The newly renovated Usachyovsky Market is open from 9 a.m. daily. Usachevsky Market

Last summer, Usachyovsky Market followed the lead of hipster magnet Danilovsky Market. It was completely renovated, and several new restaurants opened.

Situated between Sportivnaya and Frunzenskaya metro stations, the first market stall appeared here in 1934. In the 1970s, a new building was constructed in the futurist style popular in the U.S.S.R.

In 2016 Alexander Martyanov, the market’s new owner, decided to give the market a facelift. The Usachyovsky facade was rebuilt using bricks from demolished 19th-century buildings and the interior was gutted.

The center of the building is now filled with fruit and vegetable stalls, meat and cheese fresh from farms in the Moscow region and beyond. There are exotic foods and spices from South-East Asia. Around the perimeter of the building is a brand new food court with cafes and a seating area so you can try out the latest culinary delights.

Mitzva is an outpost of the Mitzva bar, a restaurant of Israeli cuisine in the central Chistiye Prudy district. Usachyovsky’s Mitzva serves just three basic dishes: humus, falafel (200 rubles for nine pieces), and babaganoush – 320 rubles.
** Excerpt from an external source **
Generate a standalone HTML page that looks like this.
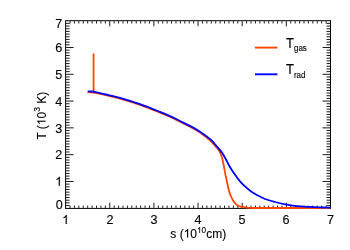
<!DOCTYPE html>
<html><head><meta charset="utf-8"><style>
html,body{margin:0;padding:0;background:#fff;}
svg{display:block}
text{font-family:"Liberation Sans",sans-serif;fill:#000;stroke:#000;stroke-width:0.12px}
.h1{fill:none;stroke:none}
.g1{fill:#000;stroke:#000}
</style></head><body>
<svg width="350" height="250" viewBox="0 0 350 250">
<rect width="350" height="250" fill="#fff"/>
<rect x="65.6" y="20.7" width="264.90" height="187.70" fill="none" stroke="#000" stroke-width="1"/>
<path d="M70.02 207.90 v-2.30 M70.02 21.20 v2.30 M74.43 207.90 v-2.30 M74.43 21.20 v2.30 M78.84 207.90 v-2.30 M78.84 21.20 v2.30 M83.26 207.90 v-2.30 M83.26 21.20 v2.30 M87.67 207.90 v-2.30 M87.67 21.20 v2.30 M92.09 207.90 v-2.30 M92.09 21.20 v2.30 M96.50 207.90 v-2.30 M96.50 21.20 v2.30 M100.92 207.90 v-2.30 M100.92 21.20 v2.30 M105.33 207.90 v-2.30 M105.33 21.20 v2.30 M109.75 207.90 v-5.10 M109.75 21.20 v5.10 M114.16 207.90 v-2.30 M114.16 21.20 v2.30 M118.58 207.90 v-2.30 M118.58 21.20 v2.30 M122.99 207.90 v-2.30 M122.99 21.20 v2.30 M127.41 207.90 v-2.30 M127.41 21.20 v2.30 M131.82 207.90 v-2.30 M131.82 21.20 v2.30 M136.24 207.90 v-2.30 M136.24 21.20 v2.30 M140.65 207.90 v-2.30 M140.65 21.20 v2.30 M145.07 207.90 v-2.30 M145.07 21.20 v2.30 M149.49 207.90 v-2.30 M149.49 21.20 v2.30 M153.90 207.90 v-5.10 M153.90 21.20 v5.10 M158.31 207.90 v-2.30 M158.31 21.20 v2.30 M162.73 207.90 v-2.30 M162.73 21.20 v2.30 M167.14 207.90 v-2.30 M167.14 21.20 v2.30 M171.56 207.90 v-2.30 M171.56 21.20 v2.30 M175.97 207.90 v-2.30 M175.97 21.20 v2.30 M180.39 207.90 v-2.30 M180.39 21.20 v2.30 M184.81 207.90 v-2.30 M184.81 21.20 v2.30 M189.22 207.90 v-2.30 M189.22 21.20 v2.30 M193.63 207.90 v-2.30 M193.63 21.20 v2.30 M198.05 207.90 v-5.10 M198.05 21.20 v5.10 M202.46 207.90 v-2.30 M202.46 21.20 v2.30 M206.88 207.90 v-2.30 M206.88 21.20 v2.30 M211.30 207.90 v-2.30 M211.30 21.20 v2.30 M215.71 207.90 v-2.30 M215.71 21.20 v2.30 M220.12 207.90 v-2.30 M220.12 21.20 v2.30 M224.54 207.90 v-2.30 M224.54 21.20 v2.30 M228.95 207.90 v-2.30 M228.95 21.20 v2.30 M233.37 207.90 v-2.30 M233.37 21.20 v2.30 M237.78 207.90 v-2.30 M237.78 21.20 v2.30 M242.20 207.90 v-5.10 M242.20 21.20 v5.10 M246.62 207.90 v-2.30 M246.62 21.20 v2.30 M251.03 207.90 v-2.30 M251.03 21.20 v2.30 M255.44 207.90 v-2.30 M255.44 21.20 v2.30 M259.86 207.90 v-2.30 M259.86 21.20 v2.30 M264.27 207.90 v-2.30 M264.27 21.20 v2.30 M268.69 207.90 v-2.30 M268.69 21.20 v2.30 M273.11 207.90 v-2.30 M273.11 21.20 v2.30 M277.52 207.90 v-2.30 M277.52 21.20 v2.30 M281.94 207.90 v-2.30 M281.94 21.20 v2.30 M286.35 207.90 v-5.10 M286.35 21.20 v5.10 M290.76 207.90 v-2.30 M290.76 21.20 v2.30 M295.18 207.90 v-2.30 M295.18 21.20 v2.30 M299.60 207.90 v-2.30 M299.60 21.20 v2.30 M304.01 207.90 v-2.30 M304.01 21.20 v2.30 M308.42 207.90 v-2.30 M308.42 21.20 v2.30 M312.84 207.90 v-2.30 M312.84 21.20 v2.30 M317.25 207.90 v-2.30 M317.25 21.20 v2.30 M321.67 207.90 v-2.30 M321.67 21.20 v2.30 M326.08 207.90 v-2.30 M326.08 21.20 v2.30 M66.10 205.57 h3.50 M330.00 205.57 h-3.50 M66.10 202.89 h3.50 M330.00 202.89 h-3.50 M66.10 200.21 h3.50 M330.00 200.21 h-3.50 M66.10 197.53 h3.50 M330.00 197.53 h-3.50 M66.10 194.85 h3.50 M330.00 194.85 h-3.50 M66.10 192.17 h3.50 M330.00 192.17 h-3.50 M66.10 189.50 h3.50 M330.00 189.50 h-3.50 M66.10 186.82 h3.50 M330.00 186.82 h-3.50 M66.10 184.14 h3.50 M330.00 184.14 h-3.50 M66.10 181.46 h7.50 M330.00 181.46 h-7.50 M66.10 178.78 h3.50 M330.00 178.78 h-3.50 M66.10 176.10 h3.50 M330.00 176.10 h-3.50 M66.10 173.42 h3.50 M330.00 173.42 h-3.50 M66.10 170.74 h3.50 M330.00 170.74 h-3.50 M66.10 168.06 h3.50 M330.00 168.06 h-3.50 M66.10 165.38 h3.50 M330.00 165.38 h-3.50 M66.10 162.70 h3.50 M330.00 162.70 h-3.50 M66.10 160.02 h3.50 M330.00 160.02 h-3.50 M66.10 157.34 h3.50 M330.00 157.34 h-3.50 M66.10 154.66 h7.50 M330.00 154.66 h-7.50 M66.10 151.99 h3.50 M330.00 151.99 h-3.50 M66.10 149.31 h3.50 M330.00 149.31 h-3.50 M66.10 146.63 h3.50 M330.00 146.63 h-3.50 M66.10 143.95 h3.50 M330.00 143.95 h-3.50 M66.10 141.27 h3.50 M330.00 141.27 h-3.50 M66.10 138.59 h3.50 M330.00 138.59 h-3.50 M66.10 135.91 h3.50 M330.00 135.91 h-3.50 M66.10 133.23 h3.50 M330.00 133.23 h-3.50 M66.10 130.55 h3.50 M330.00 130.55 h-3.50 M66.10 127.87 h7.50 M330.00 127.87 h-7.50 M66.10 125.19 h3.50 M330.00 125.19 h-3.50 M66.10 122.51 h3.50 M330.00 122.51 h-3.50 M66.10 119.83 h3.50 M330.00 119.83 h-3.50 M66.10 117.15 h3.50 M330.00 117.15 h-3.50 M66.10 114.47 h3.50 M330.00 114.47 h-3.50 M66.10 111.80 h3.50 M330.00 111.80 h-3.50 M66.10 109.12 h3.50 M330.00 109.12 h-3.50 M66.10 106.44 h3.50 M330.00 106.44 h-3.50 M66.10 103.76 h3.50 M330.00 103.76 h-3.50 M66.10 101.08 h7.50 M330.00 101.08 h-7.50 M66.10 98.40 h3.50 M330.00 98.40 h-3.50 M66.10 95.72 h3.50 M330.00 95.72 h-3.50 M66.10 93.04 h3.50 M330.00 93.04 h-3.50 M66.10 90.36 h3.50 M330.00 90.36 h-3.50 M66.10 87.68 h3.50 M330.00 87.68 h-3.50 M66.10 85.00 h3.50 M330.00 85.00 h-3.50 M66.10 82.32 h3.50 M330.00 82.32 h-3.50 M66.10 79.64 h3.50 M330.00 79.64 h-3.50 M66.10 76.96 h3.50 M330.00 76.96 h-3.50 M66.10 74.29 h7.50 M330.00 74.29 h-7.50 M66.10 71.61 h3.50 M330.00 71.61 h-3.50 M66.10 68.93 h3.50 M330.00 68.93 h-3.50 M66.10 66.25 h3.50 M330.00 66.25 h-3.50 M66.10 63.57 h3.50 M330.00 63.57 h-3.50 M66.10 60.89 h3.50 M330.00 60.89 h-3.50 M66.10 58.21 h3.50 M330.00 58.21 h-3.50 M66.10 55.53 h3.50 M330.00 55.53 h-3.50 M66.10 52.85 h3.50 M330.00 52.85 h-3.50 M66.10 50.17 h3.50 M330.00 50.17 h-3.50 M66.10 47.49 h7.50 M330.00 47.49 h-7.50 M66.10 44.81 h3.50 M330.00 44.81 h-3.50 M66.10 42.13 h3.50 M330.00 42.13 h-3.50 M66.10 39.45 h3.50 M330.00 39.45 h-3.50 M66.10 36.78 h3.50 M330.00 36.78 h-3.50 M66.10 34.10 h3.50 M330.00 34.10 h-3.50 M66.10 31.42 h3.50 M330.00 31.42 h-3.50 M66.10 28.74 h3.50 M330.00 28.74 h-3.50 M66.10 26.06 h3.50 M330.00 26.06 h-3.50 M66.10 23.38 h3.50 M330.00 23.38 h-3.50" stroke="#000" stroke-width="0.9" fill="none"/>
<g fill="none" stroke-width="1.8" stroke-linejoin="round">
<path d="M87.6 92.1 L93.55 92.7 V53.4" stroke="#ff4500"/>
<path d="M93.60 92.60 C94.67 92.82 97.93 93.47 100.00 93.90 C102.07 94.33 102.67 94.42 106.00 95.20 C109.33 95.98 114.33 96.98 120.00 98.60 C125.67 100.22 133.33 102.57 140.00 104.90 C146.67 107.23 155.00 110.62 160.00 112.60 C165.00 114.58 166.67 115.28 170.00 116.80 C173.33 118.32 176.67 120.05 180.00 121.70 C183.33 123.35 186.67 124.90 190.00 126.70 C193.33 128.50 197.42 130.85 200.00 132.50 C202.58 134.15 203.70 135.18 205.50 136.60 C207.30 138.02 208.97 139.20 210.80 141.00 C212.63 142.80 214.97 145.50 216.50 147.40 C218.03 149.30 219.02 150.47 220.00 152.40 C220.98 154.33 221.73 156.60 222.40 159.00 C223.07 161.40 223.48 164.17 224.00 166.80 C224.52 169.43 225.07 172.60 225.50 174.80 C225.93 177.00 226.15 177.88 226.60 180.00 C227.05 182.12 227.58 185.03 228.20 187.50 C228.82 189.97 229.43 192.53 230.30 194.80 C231.17 197.07 232.38 199.47 233.40 201.10 C234.42 202.73 235.17 203.68 236.40 204.60 C237.63 205.52 239.12 206.12 240.80 206.60 C242.48 207.08 244.72 207.28 246.45 207.50 C248.18 207.72 248.91 207.82 251.17 207.90 C253.43 207.98 246.78 207.98 260.00 208.00 C273.22 208.02 318.75 208.00 330.50 208.00" stroke="#ff4500"/>
<path d="M87.7 91.4 L92.5 91.5" stroke="#0000ff"/>
<path d="M92.50 91.50 C93.75 91.78 97.75 92.70 100.00 93.20 C102.25 93.70 102.67 93.72 106.00 94.50 C109.33 95.28 114.33 96.28 120.00 97.90 C125.67 99.52 133.33 101.87 140.00 104.20 C146.67 106.53 155.00 109.92 160.00 111.90 C165.00 113.88 166.67 114.58 170.00 116.10 C173.33 117.62 176.67 119.37 180.00 121.00 C183.33 122.63 186.67 124.12 190.00 125.90 C193.33 127.68 196.53 129.42 200.00 131.70 C203.47 133.98 208.05 137.22 210.80 139.60 C213.55 141.98 214.82 144.08 216.50 146.00 C218.18 147.92 219.45 149.14 220.90 151.13 C222.35 153.12 223.77 155.42 225.20 157.95 C226.63 160.47 228.07 163.76 229.50 166.28 C230.93 168.80 232.12 170.63 233.80 173.05 C235.48 175.47 237.68 178.53 239.60 180.80 C241.52 183.08 243.38 184.93 245.30 186.70 C247.22 188.47 249.17 190.02 251.10 191.40 C253.03 192.78 254.58 193.73 256.90 195.00 C259.22 196.27 261.98 197.83 265.00 199.00 C268.02 200.17 271.67 201.12 275.00 202.00 C278.33 202.88 281.67 203.65 285.00 204.30 C288.33 204.95 290.83 205.47 295.00 205.90 C299.17 206.33 305.50 206.65 310.00 206.90 C314.50 207.15 318.58 207.28 322.00 207.40 C325.42 207.52 329.08 207.57 330.50 207.60" stroke="#0000ff"/>
</g>
<path d="M255 47.6 H277.4" stroke="#ff4500" stroke-width="1.9"/>
<path d="M255 74.3 H277.4" stroke="#0000ff" stroke-width="1.9"/>
<g id="txt" style="filter:grayscale(1)">
<g font-size="12.6" text-anchor="middle">
<text x="65.6" y="224"><tspan class="h1">1</tspan></text><path class="g1" stroke-width="19.5" transform="translate(62.09 224.00) scale(0.006152 -0.006152)" d="M763 0H583V1147Q518 1085 412.5 1023Q307 961 223 930V1104Q374 1175 487 1276Q600 1377 647 1472H763Z"/><text x="110" y="224">2</text><text x="154" y="224">3</text><text x="198" y="224">4</text><text x="242" y="224">5</text><text x="286" y="224">6</text><text x="330.5" y="224">7</text>
</g>
<g font-size="12.6" text-anchor="end">
<text x="62.2" y="28.2">7</text><text x="62.2" y="52.3">6</text><text x="62.2" y="79.0">5</text><text x="62.2" y="105.8">4</text><text x="62.2" y="132.5">3</text><text x="62.2" y="159.1">2</text><text x="62.2" y="185.8"><tspan class="h1">1</tspan></text><path class="g1" stroke-width="19.5" transform="translate(55.18 185.80) scale(0.006152 -0.006152)" d="M763 0H583V1147Q518 1085 412.5 1023Q307 961 223 930V1104Q374 1175 487 1276Q600 1377 647 1472H763Z"/><text x="62.7" y="208.7">0</text>
</g>
<text x="170.3" y="237.6" font-size="12">s (<tspan class="h1">1</tspan>0<tspan font-size="8.2" dy="-4.6"><tspan class="h1">1</tspan>0</tspan><tspan dy="4.6">cm)</tspan></text><path class="g1" stroke-width="20.5" transform="translate(183.64 237.60) scale(0.005859 -0.005859)" d="M763 0H583V1147Q518 1085 412.5 1023Q307 961 223 930V1104Q374 1175 487 1276Q600 1377 647 1472H763Z"/><path class="g1" stroke-width="30.0" transform="translate(197.02 233.00) scale(0.004004 -0.004004)" d="M763 0H583V1147Q518 1085 412.5 1023Q307 961 223 930V1104Q374 1175 487 1276Q600 1377 647 1472H763Z"/>
<g transform="translate(45.5,139.6) rotate(-90)"><text font-size="12">T (<tspan class="h1">1</tspan>0<tspan font-size="8.5" dy="-5.8">3</tspan><tspan dy="5.8"> K)</tspan></text><path class="g1" stroke-width="20.5" transform="translate(14.45 0.00) scale(0.005859 -0.005859)" d="M763 0H583V1147Q518 1085 412.5 1023Q307 961 223 930V1104Q374 1175 487 1276Q600 1377 647 1472H763Z"/></g>
<text transform="translate(286,47.6) scale(1,1.1)" font-size="13">T<tspan font-size="8" dy="3.1">gas</tspan></text>
<text transform="translate(286,74.3) scale(1,1.1)" font-size="13">T<tspan font-size="8" dy="3.1">rad</tspan></text>
</g>
</svg>
</body></html>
You can add various things to any of the basic dishes, including olives, beans with za’atar and eggplant (30-50 rubles). serves three types of plov, the Central Asian version of pilaf. There is a vegetarian option and a special with chickpeas and raisins (each at 300 rubles). You can also try samsa, a pastry similar to samosa, with cheese and greens or chicken (130 rubles).

United Kitchen serves more sophisticated food. Try the “exploded duck” sandwich pulled duck, arugula, fennel, pear and onion marmalade or the “United Ruben” sandwich, a classic version with pastrami and sauerkraut served on black bread (550 rubles).

Wash it all down with a pint or two from Beer Dock, a small kiosk that has mostly European classics on draft from (200 rubles). The owners say their selection will expand to include Russian-produced craft beers.

Nearby is Camera Obscura, where the famous Moscow coffee roasters work their magic on an espresso machine. A flat white is just 140 rubles.